Gather, from the data below, each line in which the word "this" occurs.

╭─ MATERIAL

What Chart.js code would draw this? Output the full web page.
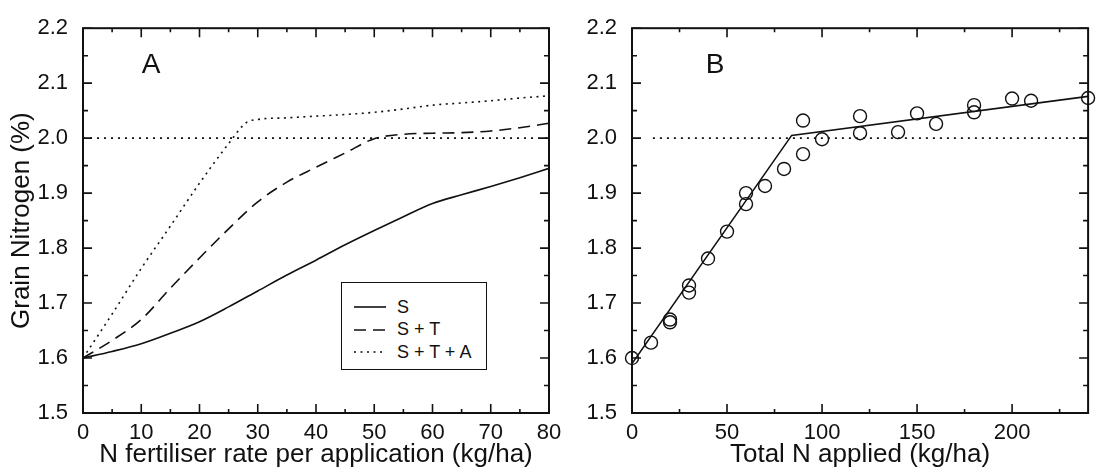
<!DOCTYPE html>
<html>
<head>
<meta charset="utf-8">
<script src="https://cdn.jsdelivr.net/npm/chart.js@4.4.1/dist/chart.umd.min.js"></script>
<style>
  body { margin: 0; width: 1096px; height: 470px; background: #fff; position: relative; overflow: hidden;
         font-family: "Liberation Sans", Arial, Helvetica, sans-serif; color: #111; }
  canvas { position: absolute; top: 0; }
  #ca { left: 0; }
  #cb { left: 548px; }
  .panel { position: absolute; font-size: 28px; line-height: 1; transform: translate(-50%, -50%); }
  #legend { position: absolute; left: 341px; top: 282px; width: 146px; height: 88px;
            border: 1.5px solid #111; box-sizing: border-box; background: #fff; }
  .row { position: absolute; left: 12px; height: 22px; display: flex; align-items: center; font-size: 18px; }
  .row svg { margin-right: 11px; }
</style>
</head>
<body>
<canvas id="ca" width="575" height="470"></canvas>
<canvas id="cb" width="548" height="470"></canvas>
<div class="panel" style="left:151px;top:64px">A</div>
<div class="panel" style="left:715px;top:64px">B</div>
<div id="legend"></div>

<script>
// Panel A: N fertiliser rate per application vs grain N
const aRate = [0, 5, 10, 15, 20, 25, 30, 35, 40, 45, 50, 55, 60, 65, 70, 75, 80];
const aS    = [1.600, 1.612, 1.626, 1.645, 1.666, 1.693, 1.722, 1.751, 1.778, 1.806, 1.832, 1.857, 1.881, 1.897, 1.912, 1.928, 1.945];
const aST   = [1.600, 1.632, 1.670, 1.727, 1.782, 1.835, 1.884, 1.920, 1.947, 1.973, 1.999, 2.007, 2.009, 2.010, 2.013, 2.019, 2.027];
const aRateSTA = [0, 5, 10, 15, 20, 25, 28, 30, 35, 40, 45, 50, 55, 60, 65, 70, 75, 80];
const aSTA  = [1.600, 1.680, 1.763, 1.840, 1.918, 1.990, 2.028, 2.034, 2.037, 2.040, 2.043, 2.047, 2.053, 2.060, 2.064, 2.068, 2.073, 2.077];
const aNames = ['S', 'S + T', 'S + T + A'];

// Panel B: total N applied vs grain N (observations + broken-stick fit)
const bApplied = [0, 10, 20, 20, 30, 30, 40, 50, 60, 60, 70, 80, 90, 90, 100, 120, 120, 140, 150, 160, 180, 180, 200, 210, 240];
const bGrainN  = [1.600, 1.628, 1.670, 1.665, 1.732, 1.719, 1.781, 1.830, 1.900, 1.880, 1.913, 1.944, 1.971, 2.032, 1.998,
                  2.040, 2.009, 2.011, 2.045, 2.026, 2.060, 2.047, 2.072, 2.068, 2.073];
const bFitX = [0, 84, 240];
const bFitY = [1.59, 2.005, 2.076];

// reference level
const threshold = 2.0;
const bRefStart = 11;

// ticks
const yMajor  = [1.5, 1.6, 1.7, 1.8, 1.9, 2.0, 2.1, 2.2];
const yMinor  = [1.55, 1.65, 1.75, 1.85, 1.95, 2.05, 2.15];
const aXMajor = [0, 10, 20, 30, 40, 50, 60, 70, 80];
const aXMinor = [5, 15, 25, 35, 45, 55, 65, 75];
const bXMajor = [0, 50, 100, 150, 200];
const bXMinor = [25, 75, 125, 175, 225];

const ink = '#111';
Chart.defaults.font.family = '"Liberation Sans", Arial, Helvetica, sans-serif';
Chart.defaults.color = ink;

const pts = (xs, ys) => xs.map((x, i) => ({ x, y: ys[i] }));

function setTicks(major, minor) {
  return scale => {
    scale.ticks = major.concat(minor).sort((p, q) => p - q).map(v => ({ value: v }));
  };
}

// inward tick marks on all four sides plus the frame
const frameTicks = {
  id: 'frameTicks',
  afterDatasetsDraw(chart) {
    const { ctx, chartArea: a, scales: { x, y } } = chart;
    ctx.save();
    ctx.strokeStyle = ink;
    ctx.lineWidth = 1.6;
    ctx.beginPath();
    x.ticks.forEach(t => {
      const len = t.label ? 9 : 4;
      const p = x.getPixelForValue(t.value);
      ctx.moveTo(p, a.bottom); ctx.lineTo(p, a.bottom - len);
      ctx.moveTo(p, a.top);    ctx.lineTo(p, a.top + len);
    });
    y.ticks.forEach(t => {
      const len = t.label ? 9 : 5;
      const p = y.getPixelForValue(t.value);
      ctx.moveTo(a.left, p);  ctx.lineTo(a.left + len, p);
      ctx.moveTo(a.right, p); ctx.lineTo(a.right - len, p);
    });
    ctx.stroke();
    ctx.lineWidth = 2;
    ctx.strokeRect(a.left, a.top, a.right - a.left, a.bottom - a.top);
    ctx.restore();
  }
};

function xAxis(max, major, minor, title) {
  return {
    type: 'linear', min: 0, max,
    afterBuildTicks: setTicks(major, minor),
    afterFit: s => { s.height = 57; s.paddingLeft = 0; s.paddingRight = 0; },
    grid: { display: false, drawTicks: false },
    border: { display: false },
    ticks: { autoSkip: false, maxRotation: 0, padding: 7, color: ink, font: { size: 22 },
             callback: v => major.includes(v) ? String(v) : '' },
    title: { display: true, text: title, color: ink, font: { size: 26 }, padding: { top: 0, bottom: 0 } }
  };
}

function yAxis(width, title) {
  return {
    type: 'linear', min: 1.5, max: 2.2,
    afterBuildTicks: setTicks(yMajor, yMinor),
    afterFit: s => { s.width = width; },
    grid: { display: false, drawTicks: false },
    border: { display: false },
    ticks: { autoSkip: false, padding: 15, color: ink, font: { size: 22 },
             callback: v => yMajor.includes(v) ? v.toFixed(1) : '' },
    title: { display: !!title, text: title || '', color: ink, font: { size: 26 }, padding: { top: 6, bottom: 0 } }
  };
}

const baseOpts = {
  responsive: false,
  animation: false,
  devicePixelRatio: 1,
  plugins: { legend: { display: false }, tooltip: { enabled: false } }
};

const chartA = new Chart(document.getElementById('ca'), {
  type: 'line',
  data: {
    datasets: [
      { label: aNames[0], data: pts(aRate, aS), borderColor: ink, borderWidth: 1.6, pointRadius: 0,
        cubicInterpolationMode: 'monotone', borderDash: [] },
      { label: aNames[1], data: pts(aRate, aST), borderColor: ink, borderWidth: 1.6, pointRadius: 0,
        cubicInterpolationMode: 'monotone', borderDash: [12, 7] },
      { label: aNames[2], data: pts(aRateSTA, aSTA), borderColor: ink, borderWidth: 1.6, pointRadius: 0,
        cubicInterpolationMode: 'monotone', borderDash: [2, 4.5] },
      { label: 'ref', data: pts([0, 80], [threshold, threshold]), borderColor: ink, borderWidth: 1.6,
        pointRadius: 0, borderDash: [2, 5] }
    ]
  },
  options: {
    ...baseOpts,
    layout: { padding: { top: 17, right: 26, left: 0, bottom: 0 } },
    scales: {
      x: xAxis(80, aXMajor, aXMinor, 'N fertiliser rate per application (kg/ha)'),
      y: yAxis(83, 'Grain Nitrogen (%)')
    }
  },
  plugins: [frameTicks]
});

new Chart(document.getElementById('cb'), {
  type: 'scatter',
  data: {
    datasets: [
      { label: 'observed', data: pts(bApplied, bGrainN), showLine: false, clip: false,
        pointRadius: 6.5, pointBorderWidth: 1.4, pointBorderColor: ink, pointBackgroundColor: 'rgba(0,0,0,0)' },
      { label: 'fit', data: pts(bFitX, bFitY), showLine: true, borderColor: ink, borderWidth: 1.6, pointRadius: 0 },
      { label: 'ref', data: pts([bRefStart, 240], [threshold, threshold]), showLine: true, borderColor: ink,
        borderWidth: 1.6, pointRadius: 0, borderDash: [2, 5] }
    ]
  },
  options: {
    ...baseOpts,
    layout: { padding: { top: 17, right: 4, left: 0, bottom: 0 } },
    scales: {
      x: xAxis(240, bXMajor, bXMinor, 'Total N applied (kg/ha)'),
      y: yAxis(84, '')
    }
  },
  plugins: [frameTicks]
});

// legend for panel A, built from its first three datasets
const legend = document.getElementById('legend');
const rowCentres = [24, 46.5, 69];
chartA.data.datasets.slice(0, 3).forEach((ds, i) => {
  const row = document.createElement('div');
  row.className = 'row';
  row.style.top = (rowCentres[i] - 11) + 'px';
  const dash = ds.borderDash.length ? ds.borderDash.join(' ') : 'none';
  row.innerHTML = '<svg width="32" height="6"><line x1="0" y1="3" x2="32" y2="3" stroke="' + ink +
    '" stroke-width="1.6" stroke-dasharray="' + dash + '"/></svg><span>' + ds.label + '</span>';
  legend.appendChild(row);
});
</script>
</body>
</html>
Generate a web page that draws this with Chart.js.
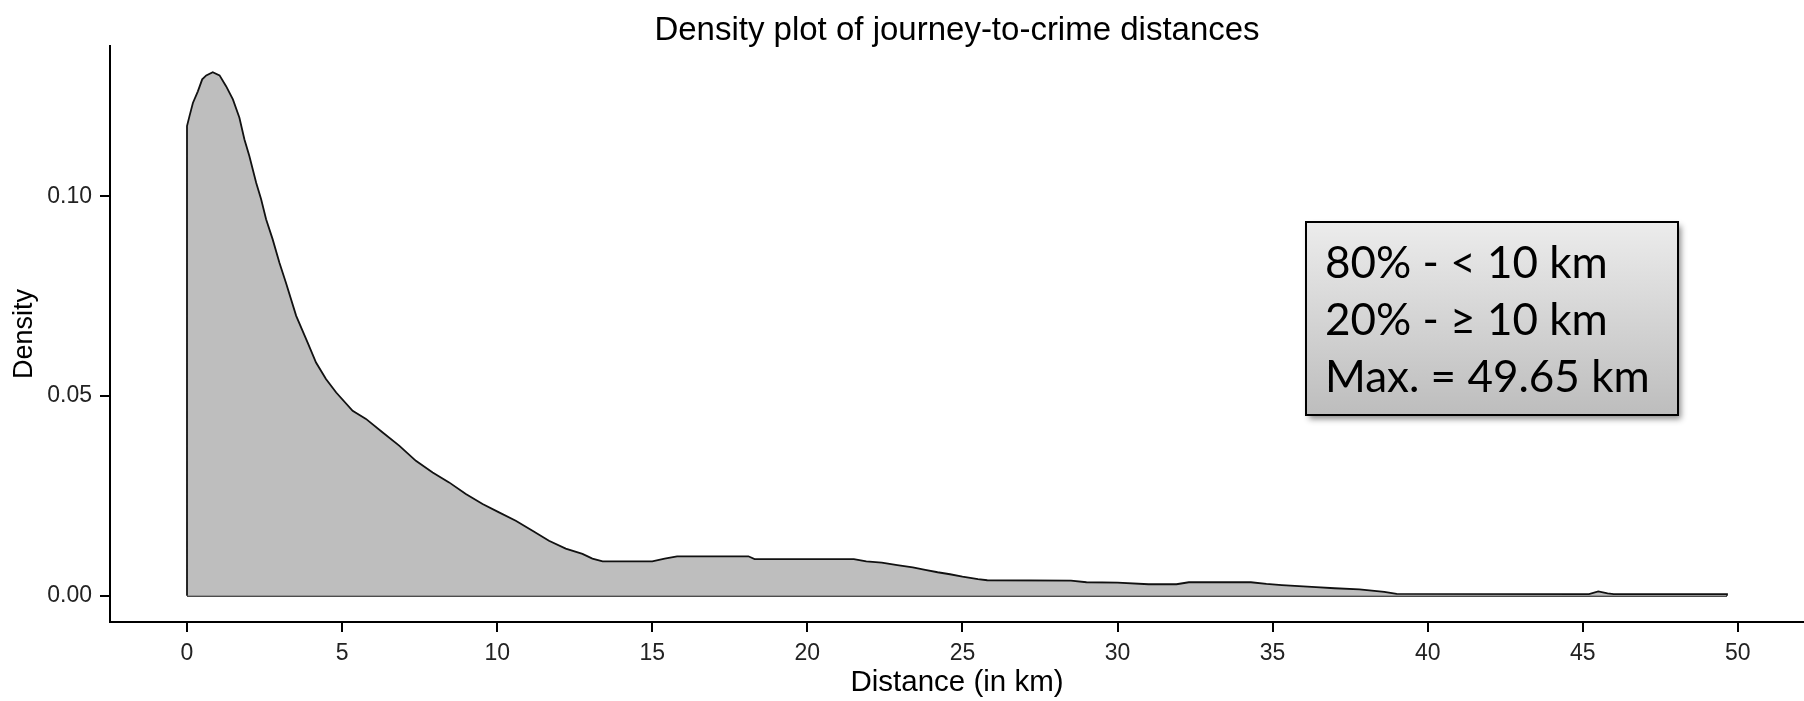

╰─

--- TASK OUTPUT ---
What Chart.js code would draw this? Output the full web page.
Generate a web page that draws this with Chart.js.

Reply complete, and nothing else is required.